━━ Data ━━

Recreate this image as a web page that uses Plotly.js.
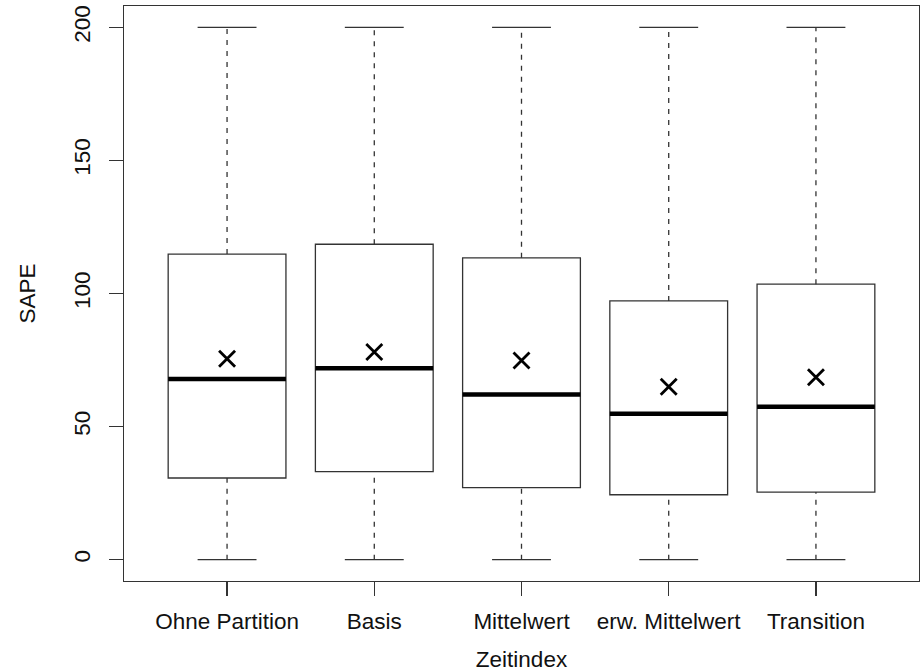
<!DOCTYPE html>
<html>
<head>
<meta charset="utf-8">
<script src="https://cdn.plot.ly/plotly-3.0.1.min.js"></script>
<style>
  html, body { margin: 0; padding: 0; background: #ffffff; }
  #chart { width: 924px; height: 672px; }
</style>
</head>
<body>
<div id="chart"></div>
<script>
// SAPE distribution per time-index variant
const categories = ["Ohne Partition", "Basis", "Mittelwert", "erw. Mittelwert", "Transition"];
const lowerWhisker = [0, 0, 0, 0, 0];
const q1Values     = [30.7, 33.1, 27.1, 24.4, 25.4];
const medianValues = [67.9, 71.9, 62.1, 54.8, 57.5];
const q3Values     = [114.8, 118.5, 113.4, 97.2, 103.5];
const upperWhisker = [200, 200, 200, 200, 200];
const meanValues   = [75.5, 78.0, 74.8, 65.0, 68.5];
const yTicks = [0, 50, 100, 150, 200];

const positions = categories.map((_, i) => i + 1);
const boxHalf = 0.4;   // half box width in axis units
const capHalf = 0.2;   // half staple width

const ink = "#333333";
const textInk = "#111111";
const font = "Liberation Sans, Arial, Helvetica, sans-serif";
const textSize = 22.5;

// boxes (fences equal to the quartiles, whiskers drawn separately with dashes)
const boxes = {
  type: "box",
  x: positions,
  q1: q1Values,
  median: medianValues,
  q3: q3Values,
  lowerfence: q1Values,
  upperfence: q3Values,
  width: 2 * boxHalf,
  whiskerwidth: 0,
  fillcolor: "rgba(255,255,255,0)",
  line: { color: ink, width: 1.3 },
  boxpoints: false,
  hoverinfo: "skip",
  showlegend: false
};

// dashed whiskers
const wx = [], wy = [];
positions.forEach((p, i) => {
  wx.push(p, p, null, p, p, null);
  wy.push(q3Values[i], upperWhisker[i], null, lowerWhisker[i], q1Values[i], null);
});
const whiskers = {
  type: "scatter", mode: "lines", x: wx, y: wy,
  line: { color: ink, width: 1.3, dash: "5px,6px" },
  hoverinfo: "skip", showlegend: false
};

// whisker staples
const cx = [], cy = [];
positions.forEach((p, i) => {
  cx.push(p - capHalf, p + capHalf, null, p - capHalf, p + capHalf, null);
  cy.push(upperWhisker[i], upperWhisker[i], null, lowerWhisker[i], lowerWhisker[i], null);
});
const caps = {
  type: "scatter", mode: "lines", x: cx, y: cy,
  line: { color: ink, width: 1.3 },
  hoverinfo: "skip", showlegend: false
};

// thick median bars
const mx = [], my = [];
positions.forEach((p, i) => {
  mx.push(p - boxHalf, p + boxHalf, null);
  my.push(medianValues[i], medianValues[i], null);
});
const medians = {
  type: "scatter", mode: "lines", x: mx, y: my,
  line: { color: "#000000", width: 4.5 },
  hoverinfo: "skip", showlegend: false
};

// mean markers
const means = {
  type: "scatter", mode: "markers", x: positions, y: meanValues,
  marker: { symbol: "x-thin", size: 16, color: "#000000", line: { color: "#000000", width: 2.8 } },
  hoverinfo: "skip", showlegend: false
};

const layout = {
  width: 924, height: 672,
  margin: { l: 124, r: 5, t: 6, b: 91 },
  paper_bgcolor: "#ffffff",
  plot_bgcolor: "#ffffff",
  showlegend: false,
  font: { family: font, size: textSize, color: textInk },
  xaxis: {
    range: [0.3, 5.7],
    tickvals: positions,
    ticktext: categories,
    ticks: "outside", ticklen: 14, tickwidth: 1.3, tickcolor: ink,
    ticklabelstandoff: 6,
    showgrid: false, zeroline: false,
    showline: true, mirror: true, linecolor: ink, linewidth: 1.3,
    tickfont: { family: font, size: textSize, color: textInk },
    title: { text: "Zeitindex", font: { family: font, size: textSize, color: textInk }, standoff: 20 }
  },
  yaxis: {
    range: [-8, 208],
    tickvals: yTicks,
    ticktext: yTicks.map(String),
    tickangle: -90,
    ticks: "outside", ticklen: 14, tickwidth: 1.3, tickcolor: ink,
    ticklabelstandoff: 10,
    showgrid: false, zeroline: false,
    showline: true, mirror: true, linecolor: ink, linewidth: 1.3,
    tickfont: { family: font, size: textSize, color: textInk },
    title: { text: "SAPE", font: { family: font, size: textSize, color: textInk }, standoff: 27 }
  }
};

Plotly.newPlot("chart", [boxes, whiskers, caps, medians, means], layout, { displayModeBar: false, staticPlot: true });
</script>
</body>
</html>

━━━

Output all of the data exactly as it stands, minus any images.

Recreate this image as a web page that uses Plotly.js.
<!DOCTYPE html>
<html>
<head>
<meta charset="utf-8">
<script src="https://cdn.plot.ly/plotly-3.0.1.min.js"></script>
<style>
  html, body { margin: 0; padding: 0; background: #ffffff; }
  #chart { width: 924px; height: 672px; }
</style>
</head>
<body>
<div id="chart"></div>
<script>
// SAPE distribution per time-index variant
const categories = ["Ohne Partition", "Basis", "Mittelwert", "erw. Mittelwert", "Transition"];
const lowerWhisker = [0, 0, 0, 0, 0];
const q1Values     = [30.7, 33.1, 27.1, 24.4, 25.4];
const medianValues = [67.9, 71.9, 62.1, 54.8, 57.5];
const q3Values     = [114.8, 118.5, 113.4, 97.2, 103.5];
const upperWhisker = [200, 200, 200, 200, 200];
const meanValues   = [75.5, 78.0, 74.8, 65.0, 68.5];
const yTicks = [0, 50, 100, 150, 200];

const positions = categories.map((_, i) => i + 1);
const boxHalf = 0.4;   // half box width in axis units
const capHalf = 0.2;   // half staple width

const ink = "#333333";
const textInk = "#111111";
const font = "Liberation Sans, Arial, Helvetica, sans-serif";
const textSize = 22.5;

// boxes (fences equal to the quartiles, whiskers drawn separately with dashes)
const boxes = {
  type: "box",
  x: positions,
  q1: q1Values,
  median: medianValues,
  q3: q3Values,
  lowerfence: q1Values,
  upperfence: q3Values,
  width: 2 * boxHalf,
  whiskerwidth: 0,
  fillcolor: "rgba(255,255,255,0)",
  line: { color: ink, width: 1.3 },
  boxpoints: false,
  hoverinfo: "skip",
  showlegend: false
};

// dashed whiskers
const wx = [], wy = [];
positions.forEach((p, i) => {
  wx.push(p, p, null, p, p, null);
  wy.push(q3Values[i], upperWhisker[i], null, lowerWhisker[i], q1Values[i], null);
});
const whiskers = {
  type: "scatter", mode: "lines", x: wx, y: wy,
  line: { color: ink, width: 1.3, dash: "5px,6px" },
  hoverinfo: "skip", showlegend: false
};

// whisker staples
const cx = [], cy = [];
positions.forEach((p, i) => {
  cx.push(p - capHalf, p + capHalf, null, p - capHalf, p + capHalf, null);
  cy.push(upperWhisker[i], upperWhisker[i], null, lowerWhisker[i], lowerWhisker[i], null);
});
const caps = {
  type: "scatter", mode: "lines", x: cx, y: cy,
  line: { color: ink, width: 1.3 },
  hoverinfo: "skip", showlegend: false
};

// thick median bars
const mx = [], my = [];
positions.forEach((p, i) => {
  mx.push(p - boxHalf, p + boxHalf, null);
  my.push(medianValues[i], medianValues[i], null);
});
const medians = {
  type: "scatter", mode: "lines", x: mx, y: my,
  line: { color: "#000000", width: 4.5 },
  hoverinfo: "skip", showlegend: false
};

// mean markers
const means = {
  type: "scatter", mode: "markers", x: positions, y: meanValues,
  marker: { symbol: "x-thin", size: 16, color: "#000000", line: { color: "#000000", width: 2.8 } },
  hoverinfo: "skip", showlegend: false
};

const layout = {
  width: 924, height: 672,
  margin: { l: 124, r: 5, t: 6, b: 91 },
  paper_bgcolor: "#ffffff",
  plot_bgcolor: "#ffffff",
  showlegend: false,
  font: { family: font, size: textSize, color: textInk },
  xaxis: {
    range: [0.3, 5.7],
    tickvals: positions,
    ticktext: categories,
    ticks: "outside", ticklen: 14, tickwidth: 1.3, tickcolor: ink,
    ticklabelstandoff: 6,
    showgrid: false, zeroline: false,
    showline: true, mirror: true, linecolor: ink, linewidth: 1.3,
    tickfont: { family: font, size: textSize, color: textInk },
    title: { text: "Zeitindex", font: { family: font, size: textSize, color: textInk }, standoff: 20 }
  },
  yaxis: {
    range: [-8, 208],
    tickvals: yTicks,
    ticktext: yTicks.map(String),
    tickangle: -90,
    ticks: "outside", ticklen: 14, tickwidth: 1.3, tickcolor: ink,
    ticklabelstandoff: 10,
    showgrid: false, zeroline: false,
    showline: true, mirror: true, linecolor: ink, linewidth: 1.3,
    tickfont: { family: font, size: textSize, color: textInk },
    title: { text: "SAPE", font: { family: font, size: textSize, color: textInk }, standoff: 27 }
  }
};

Plotly.newPlot("chart", [boxes, whiskers, caps, medians, means], layout, { displayModeBar: false, staticPlot: true });
</script>
</body>
</html>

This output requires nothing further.